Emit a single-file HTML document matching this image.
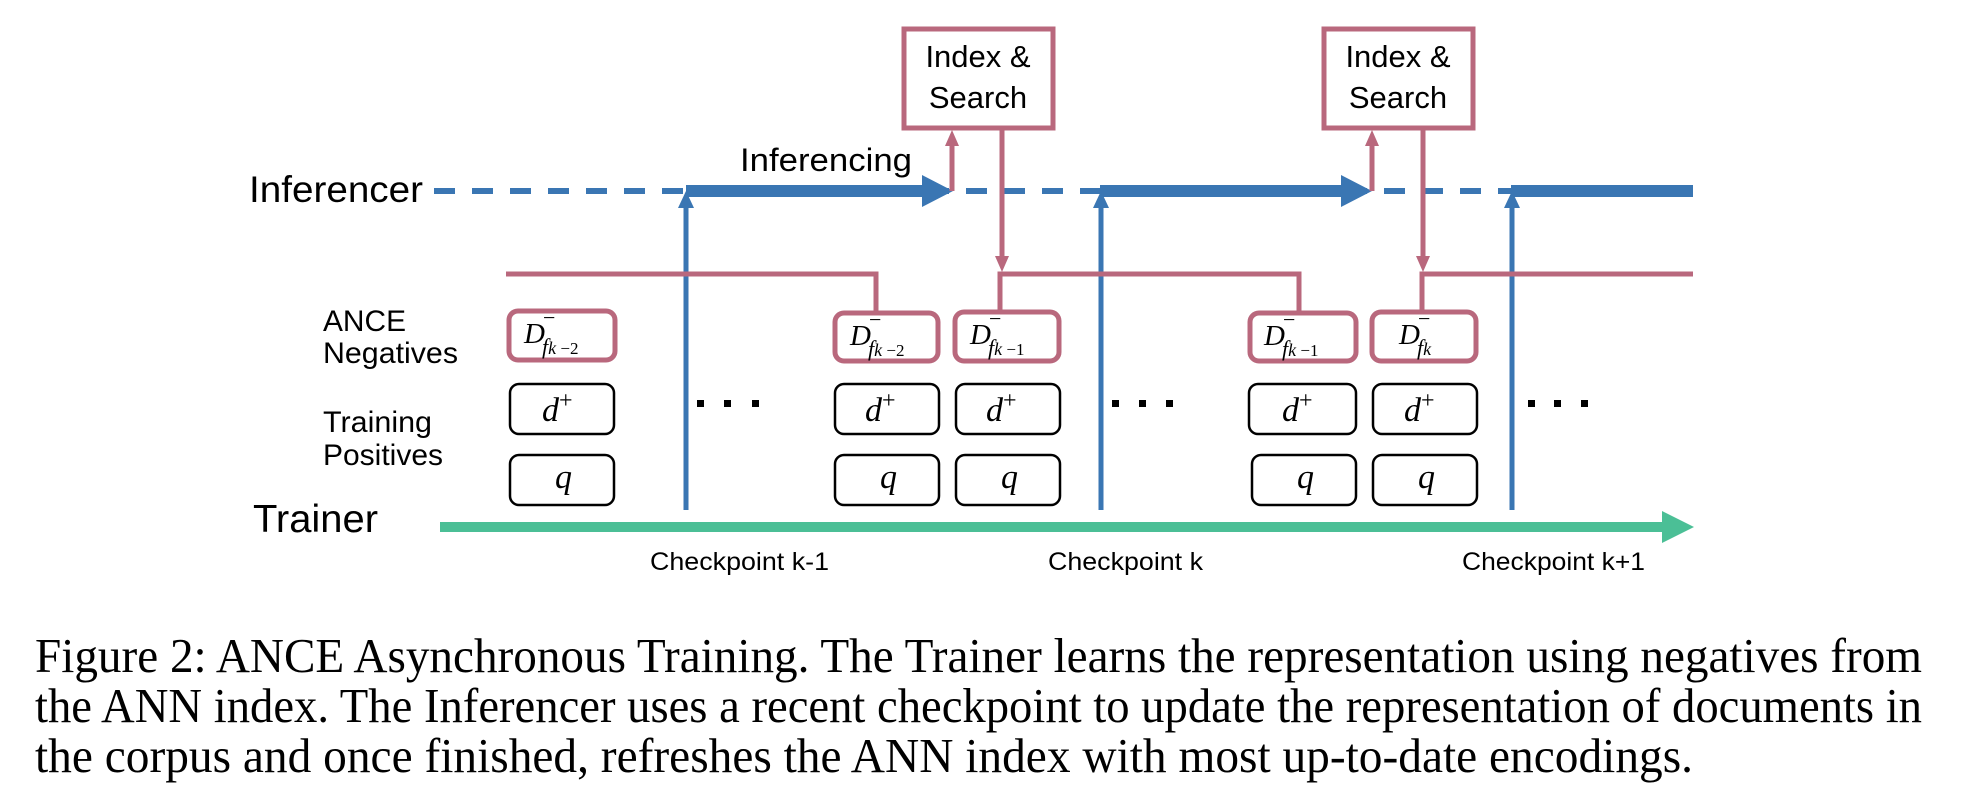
<!DOCTYPE html>
<html><head><meta charset="utf-8"><style>
html,body{margin:0;padding:0;background:#fff;width:1963px;height:802px;overflow:hidden}
svg{display:block}
</style></head><body>
<svg width="1963" height="802" viewBox="0 0 1963 802" xmlns="http://www.w3.org/2000/svg">
<g font-family="Liberation Sans, sans-serif" fill="#000">
<text x="249" y="202" font-size="37" textLength="174" lengthAdjust="spacingAndGlyphs">Inferencer</text>
<text x="740" y="171" font-size="32" textLength="172" lengthAdjust="spacingAndGlyphs">Inferencing</text>
<text x="253" y="532" font-size="39" textLength="125" lengthAdjust="spacingAndGlyphs">Trainer</text>
<text x="323" y="331" font-size="30" textLength="83" lengthAdjust="spacingAndGlyphs">ANCE</text>
<text x="323" y="363" font-size="30" textLength="135" lengthAdjust="spacingAndGlyphs">Negatives</text>
<text x="323" y="432" font-size="30" textLength="109" lengthAdjust="spacingAndGlyphs">Training</text>
<text x="323" y="465" font-size="30" textLength="120" lengthAdjust="spacingAndGlyphs">Positives</text>
<text x="650" y="570" font-size="25" textLength="179" lengthAdjust="spacingAndGlyphs">Checkpoint k-1</text>
<text x="1048" y="570" font-size="25" textLength="155" lengthAdjust="spacingAndGlyphs">Checkpoint k</text>
<text x="1462" y="570" font-size="25" textLength="183" lengthAdjust="spacingAndGlyphs">Checkpoint k+1</text>
</g>
<line x1="434" y1="191" x2="1693" y2="191" stroke="#3a76b3" stroke-width="6" stroke-dasharray="21 17"/>
<g fill="#3a76b3" stroke="none">
<rect x="686" y="185" width="238" height="12"/>
<polygon points="922,175 953,191 922,207"/>
<rect x="1100" y="185" width="242" height="12"/>
<polygon points="1341,175 1372,191 1341,207"/>
<rect x="1511" y="185" width="182" height="12"/>
</g>
<g stroke="#3a76b3" stroke-width="5">
<line x1="686" y1="510" x2="686" y2="205"/>
<line x1="1101" y1="510" x2="1101" y2="205"/>
<line x1="1512" y1="510" x2="1512" y2="205"/>
</g>
<g fill="#3a76b3">
<polygon points="678,208 686,191 694,208"/>
<polygon points="1093,208 1101,191 1109,208"/>
<polygon points="1504,208 1512,191 1520,208"/>
</g>
<rect x="440" y="522" width="1224" height="10" fill="#4bbf96"/>
<polygon points="1662,511 1694,527 1662,543" fill="#4bbf96"/>
<g fill="#fff" stroke="#b9687d" stroke-width="5">
<rect x="904" y="29" width="149" height="99"/>
<rect x="1324" y="29" width="149" height="99"/>
</g>
<g font-family="Liberation Sans, sans-serif" font-size="31" text-anchor="middle">
<text x="978" y="67">Index &amp;</text>
<text x="978" y="108">Search</text>
<text x="1398" y="67">Index &amp;</text>
<text x="1398" y="108">Search</text>
</g>
<g stroke="#b9687d" stroke-width="5" fill="none">
<line x1="952" y1="191" x2="952" y2="145"/>
<line x1="1002" y1="130" x2="1002" y2="258"/>
<line x1="1372" y1="191" x2="1372" y2="145"/>
<line x1="1423" y1="130" x2="1423" y2="258"/>
<polyline points="506,274 876,274 876,312"/>
<polyline points="1000,312 1000,274 1299,274 1299,312"/>
<polyline points="1422,312 1422,274 1693,274"/>
</g>
<g fill="#b9687d">
<polygon points="945,146 952,130 959,146"/>
<polygon points="1365,146 1372,130 1379,146"/>
<polygon points="995,256 1002,272 1009,256"/>
<polygon points="1416,256 1423,272 1430,256"/>
</g>
<g fill="#000">
<rect x="697" y="400" width="7" height="7"/><rect x="724" y="400" width="7" height="7"/><rect x="752" y="400" width="7" height="7"/>
<rect x="1112" y="400" width="7" height="7"/><rect x="1139" y="400" width="7" height="7"/><rect x="1166" y="400" width="7" height="7"/>
<rect x="1528" y="400" width="7" height="7"/><rect x="1554" y="400" width="7" height="7"/><rect x="1581" y="400" width="7" height="7"/>
</g>
<g fill="#fff" stroke="#b9687d" stroke-width="5">
<rect x="509" y="311" width="106" height="49" rx="9"/>
<rect x="835" y="313" width="103" height="48" rx="9"/>
<rect x="955" y="312" width="104" height="49" rx="9"/>
<rect x="1250" y="313" width="106" height="48" rx="9"/>
<rect x="1372" y="312" width="104" height="49" rx="9"/>
</g>
<g fill="#fff" stroke="#000" stroke-width="2.5">
<rect x="510" y="384" width="104" height="50" rx="9"/>
<rect x="835" y="384" width="104" height="50" rx="9"/>
<rect x="956" y="384" width="104" height="50" rx="9"/>
<rect x="1249" y="384" width="107" height="50" rx="9"/>
<rect x="1373" y="384" width="104" height="50" rx="9"/>
<rect x="510" y="455" width="104" height="50" rx="9"/>
<rect x="835" y="455" width="104" height="50" rx="9"/>
<rect x="956" y="455" width="104" height="50" rx="9"/>
<rect x="1252" y="455" width="104" height="50" rx="9"/>
<rect x="1373" y="455" width="104" height="50" rx="9"/>
</g>
<g font-family="Liberation Serif, serif" font-style="italic" fill="#000">
<g font-size="34">
<text x="542" y="421">d<tspan font-style="normal" font-size="24" dy="-13">+</tspan></text>
<text x="865" y="421">d<tspan font-style="normal" font-size="24" dy="-13">+</tspan></text>
<text x="986" y="421">d<tspan font-style="normal" font-size="24" dy="-13">+</tspan></text>
<text x="1282" y="421">d<tspan font-style="normal" font-size="24" dy="-13">+</tspan></text>
<text x="1404" y="421">d<tspan font-style="normal" font-size="24" dy="-13">+</tspan></text>
<text x="555" y="488">q</text>
<text x="880" y="488">q</text>
<text x="1001" y="488">q</text>
<text x="1297" y="488">q</text>
<text x="1418" y="488">q</text>
</g>
<g font-size="29">
<text x="524" y="343">D</text><text x="543" y="325" font-style="normal" font-size="22">−</text><text x="542" y="354" font-size="22">f<tspan font-size="18">k</tspan><tspan font-style="normal" font-size="17"> −2</tspan></text>
<text x="850" y="345">D</text><text x="869" y="327" font-style="normal" font-size="22">−</text><text x="868" y="356" font-size="22">f<tspan font-size="18">k</tspan><tspan font-style="normal" font-size="17"> −2</tspan></text>
<text x="970" y="344">D</text><text x="989" y="326" font-style="normal" font-size="22">−</text><text x="988" y="355" font-size="22">f<tspan font-size="18">k</tspan><tspan font-style="normal" font-size="17"> −1</tspan></text>
<text x="1264" y="345">D</text><text x="1283" y="327" font-style="normal" font-size="22">−</text><text x="1282" y="356" font-size="22">f<tspan font-size="18">k</tspan><tspan font-style="normal" font-size="17"> −1</tspan></text>
<text x="1399" y="344">D</text><text x="1418" y="326" font-style="normal" font-size="22">−</text><text x="1417" y="355" font-size="22">f<tspan font-size="18">k</tspan></text>
</g>
</g>
<g font-family="Liberation Serif, serif" font-size="49" fill="#000">
<text x="35" y="672" textLength="1887" lengthAdjust="spacingAndGlyphs">Figure 2: ANCE Asynchronous Training. The Trainer learns the representation using negatives from</text>
<text x="35" y="722" textLength="1887" lengthAdjust="spacingAndGlyphs">the ANN index. The Inferencer uses a recent checkpoint to update the representation of documents in</text>
<text x="35" y="772" textLength="1658" lengthAdjust="spacingAndGlyphs">the corpus and once finished, refreshes the ANN index with most up-to-date encodings.</text>
</g>
</svg>
</body></html>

____________

> [AIM]:
Omit the pictures and reproduce the listing exactly.

> [SOLUTION TO THIS EXERCISE]:
Emit a single-file HTML document matching this image.
<!DOCTYPE html>
<html><head><meta charset="utf-8"><style>
html,body{margin:0;padding:0;background:#fff;width:1963px;height:802px;overflow:hidden}
svg{display:block}
</style></head><body>
<svg width="1963" height="802" viewBox="0 0 1963 802" xmlns="http://www.w3.org/2000/svg">
<g font-family="Liberation Sans, sans-serif" fill="#000">
<text x="249" y="202" font-size="37" textLength="174" lengthAdjust="spacingAndGlyphs">Inferencer</text>
<text x="740" y="171" font-size="32" textLength="172" lengthAdjust="spacingAndGlyphs">Inferencing</text>
<text x="253" y="532" font-size="39" textLength="125" lengthAdjust="spacingAndGlyphs">Trainer</text>
<text x="323" y="331" font-size="30" textLength="83" lengthAdjust="spacingAndGlyphs">ANCE</text>
<text x="323" y="363" font-size="30" textLength="135" lengthAdjust="spacingAndGlyphs">Negatives</text>
<text x="323" y="432" font-size="30" textLength="109" lengthAdjust="spacingAndGlyphs">Training</text>
<text x="323" y="465" font-size="30" textLength="120" lengthAdjust="spacingAndGlyphs">Positives</text>
<text x="650" y="570" font-size="25" textLength="179" lengthAdjust="spacingAndGlyphs">Checkpoint k-1</text>
<text x="1048" y="570" font-size="25" textLength="155" lengthAdjust="spacingAndGlyphs">Checkpoint k</text>
<text x="1462" y="570" font-size="25" textLength="183" lengthAdjust="spacingAndGlyphs">Checkpoint k+1</text>
</g>
<line x1="434" y1="191" x2="1693" y2="191" stroke="#3a76b3" stroke-width="6" stroke-dasharray="21 17"/>
<g fill="#3a76b3" stroke="none">
<rect x="686" y="185" width="238" height="12"/>
<polygon points="922,175 953,191 922,207"/>
<rect x="1100" y="185" width="242" height="12"/>
<polygon points="1341,175 1372,191 1341,207"/>
<rect x="1511" y="185" width="182" height="12"/>
</g>
<g stroke="#3a76b3" stroke-width="5">
<line x1="686" y1="510" x2="686" y2="205"/>
<line x1="1101" y1="510" x2="1101" y2="205"/>
<line x1="1512" y1="510" x2="1512" y2="205"/>
</g>
<g fill="#3a76b3">
<polygon points="678,208 686,191 694,208"/>
<polygon points="1093,208 1101,191 1109,208"/>
<polygon points="1504,208 1512,191 1520,208"/>
</g>
<rect x="440" y="522" width="1224" height="10" fill="#4bbf96"/>
<polygon points="1662,511 1694,527 1662,543" fill="#4bbf96"/>
<g fill="#fff" stroke="#b9687d" stroke-width="5">
<rect x="904" y="29" width="149" height="99"/>
<rect x="1324" y="29" width="149" height="99"/>
</g>
<g font-family="Liberation Sans, sans-serif" font-size="31" text-anchor="middle">
<text x="978" y="67">Index &amp;</text>
<text x="978" y="108">Search</text>
<text x="1398" y="67">Index &amp;</text>
<text x="1398" y="108">Search</text>
</g>
<g stroke="#b9687d" stroke-width="5" fill="none">
<line x1="952" y1="191" x2="952" y2="145"/>
<line x1="1002" y1="130" x2="1002" y2="258"/>
<line x1="1372" y1="191" x2="1372" y2="145"/>
<line x1="1423" y1="130" x2="1423" y2="258"/>
<polyline points="506,274 876,274 876,312"/>
<polyline points="1000,312 1000,274 1299,274 1299,312"/>
<polyline points="1422,312 1422,274 1693,274"/>
</g>
<g fill="#b9687d">
<polygon points="945,146 952,130 959,146"/>
<polygon points="1365,146 1372,130 1379,146"/>
<polygon points="995,256 1002,272 1009,256"/>
<polygon points="1416,256 1423,272 1430,256"/>
</g>
<g fill="#000">
<rect x="697" y="400" width="7" height="7"/><rect x="724" y="400" width="7" height="7"/><rect x="752" y="400" width="7" height="7"/>
<rect x="1112" y="400" width="7" height="7"/><rect x="1139" y="400" width="7" height="7"/><rect x="1166" y="400" width="7" height="7"/>
<rect x="1528" y="400" width="7" height="7"/><rect x="1554" y="400" width="7" height="7"/><rect x="1581" y="400" width="7" height="7"/>
</g>
<g fill="#fff" stroke="#b9687d" stroke-width="5">
<rect x="509" y="311" width="106" height="49" rx="9"/>
<rect x="835" y="313" width="103" height="48" rx="9"/>
<rect x="955" y="312" width="104" height="49" rx="9"/>
<rect x="1250" y="313" width="106" height="48" rx="9"/>
<rect x="1372" y="312" width="104" height="49" rx="9"/>
</g>
<g fill="#fff" stroke="#000" stroke-width="2.5">
<rect x="510" y="384" width="104" height="50" rx="9"/>
<rect x="835" y="384" width="104" height="50" rx="9"/>
<rect x="956" y="384" width="104" height="50" rx="9"/>
<rect x="1249" y="384" width="107" height="50" rx="9"/>
<rect x="1373" y="384" width="104" height="50" rx="9"/>
<rect x="510" y="455" width="104" height="50" rx="9"/>
<rect x="835" y="455" width="104" height="50" rx="9"/>
<rect x="956" y="455" width="104" height="50" rx="9"/>
<rect x="1252" y="455" width="104" height="50" rx="9"/>
<rect x="1373" y="455" width="104" height="50" rx="9"/>
</g>
<g font-family="Liberation Serif, serif" font-style="italic" fill="#000">
<g font-size="34">
<text x="542" y="421">d<tspan font-style="normal" font-size="24" dy="-13">+</tspan></text>
<text x="865" y="421">d<tspan font-style="normal" font-size="24" dy="-13">+</tspan></text>
<text x="986" y="421">d<tspan font-style="normal" font-size="24" dy="-13">+</tspan></text>
<text x="1282" y="421">d<tspan font-style="normal" font-size="24" dy="-13">+</tspan></text>
<text x="1404" y="421">d<tspan font-style="normal" font-size="24" dy="-13">+</tspan></text>
<text x="555" y="488">q</text>
<text x="880" y="488">q</text>
<text x="1001" y="488">q</text>
<text x="1297" y="488">q</text>
<text x="1418" y="488">q</text>
</g>
<g font-size="29">
<text x="524" y="343">D</text><text x="543" y="325" font-style="normal" font-size="22">−</text><text x="542" y="354" font-size="22">f<tspan font-size="18">k</tspan><tspan font-style="normal" font-size="17"> −2</tspan></text>
<text x="850" y="345">D</text><text x="869" y="327" font-style="normal" font-size="22">−</text><text x="868" y="356" font-size="22">f<tspan font-size="18">k</tspan><tspan font-style="normal" font-size="17"> −2</tspan></text>
<text x="970" y="344">D</text><text x="989" y="326" font-style="normal" font-size="22">−</text><text x="988" y="355" font-size="22">f<tspan font-size="18">k</tspan><tspan font-style="normal" font-size="17"> −1</tspan></text>
<text x="1264" y="345">D</text><text x="1283" y="327" font-style="normal" font-size="22">−</text><text x="1282" y="356" font-size="22">f<tspan font-size="18">k</tspan><tspan font-style="normal" font-size="17"> −1</tspan></text>
<text x="1399" y="344">D</text><text x="1418" y="326" font-style="normal" font-size="22">−</text><text x="1417" y="355" font-size="22">f<tspan font-size="18">k</tspan></text>
</g>
</g>
<g font-family="Liberation Serif, serif" font-size="49" fill="#000">
<text x="35" y="672" textLength="1887" lengthAdjust="spacingAndGlyphs">Figure 2: ANCE Asynchronous Training. The Trainer learns the representation using negatives from</text>
<text x="35" y="722" textLength="1887" lengthAdjust="spacingAndGlyphs">the ANN index. The Inferencer uses a recent checkpoint to update the representation of documents in</text>
<text x="35" y="772" textLength="1658" lengthAdjust="spacingAndGlyphs">the corpus and once finished, refreshes the ANN index with most up-to-date encodings.</text>
</g>
</svg>
</body></html>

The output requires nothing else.